A. Sponsorship in US immigration has a complex history. Today, the term refers to family members who sponsor relatives under the Immigration and Nationality Act of 1965, which repealed the national origins quota system and gave priority to family reunification. Sponsors also can be companies who bring employees to the United States, referring to visa requirements and application for a “green card.” 
Sponsoring laborers was outlawed by the 1885 Contract Labor Law, which forbade Americans from engaging in labor contracts with overseas individuals prior to their immigration, and banned ship captains from transporting immigrants under labor contracts. Family Tree Magazine immigration expert Sharon DeBartolo Carmack explains, “Officials wouldn’t release an immigrant to a ‘sponsor,’ because there was worry of contract labor, white slave trading, prostitution, etc., especially if it was a woman traveling alone. It still went on, but underground. That’s why passenger lists began reporting who paid for a traveler’s voyage.” Women traveling alone or with small children were often detained until a husband or male relative arrived to collect them.
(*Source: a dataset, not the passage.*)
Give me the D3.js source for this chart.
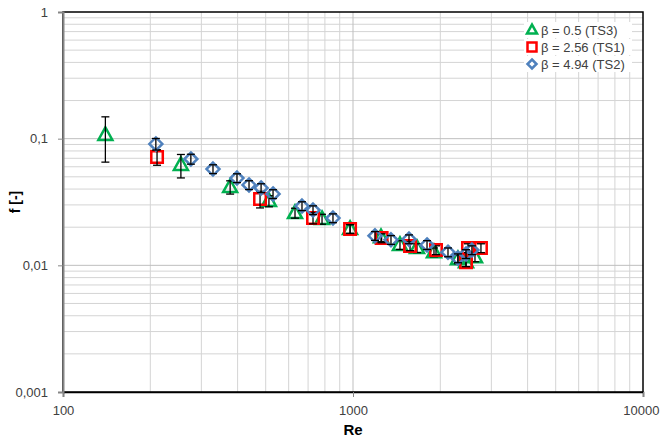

You may have heard that during the period of mass immigration through Ellis Island, beginning in 1892, US arrivals with little funds had to rely on a sponsor to enter the country. “The amount of money they had to have on them—perhaps $30—depended on the time period, and if they didn’t have it, they were supposedly deported,” Carmack says. Immigrant aid societies sometimes served as informal sponsors.
The term is also used in naturalization for people who could attest to how long the immigrant had lived in the United States.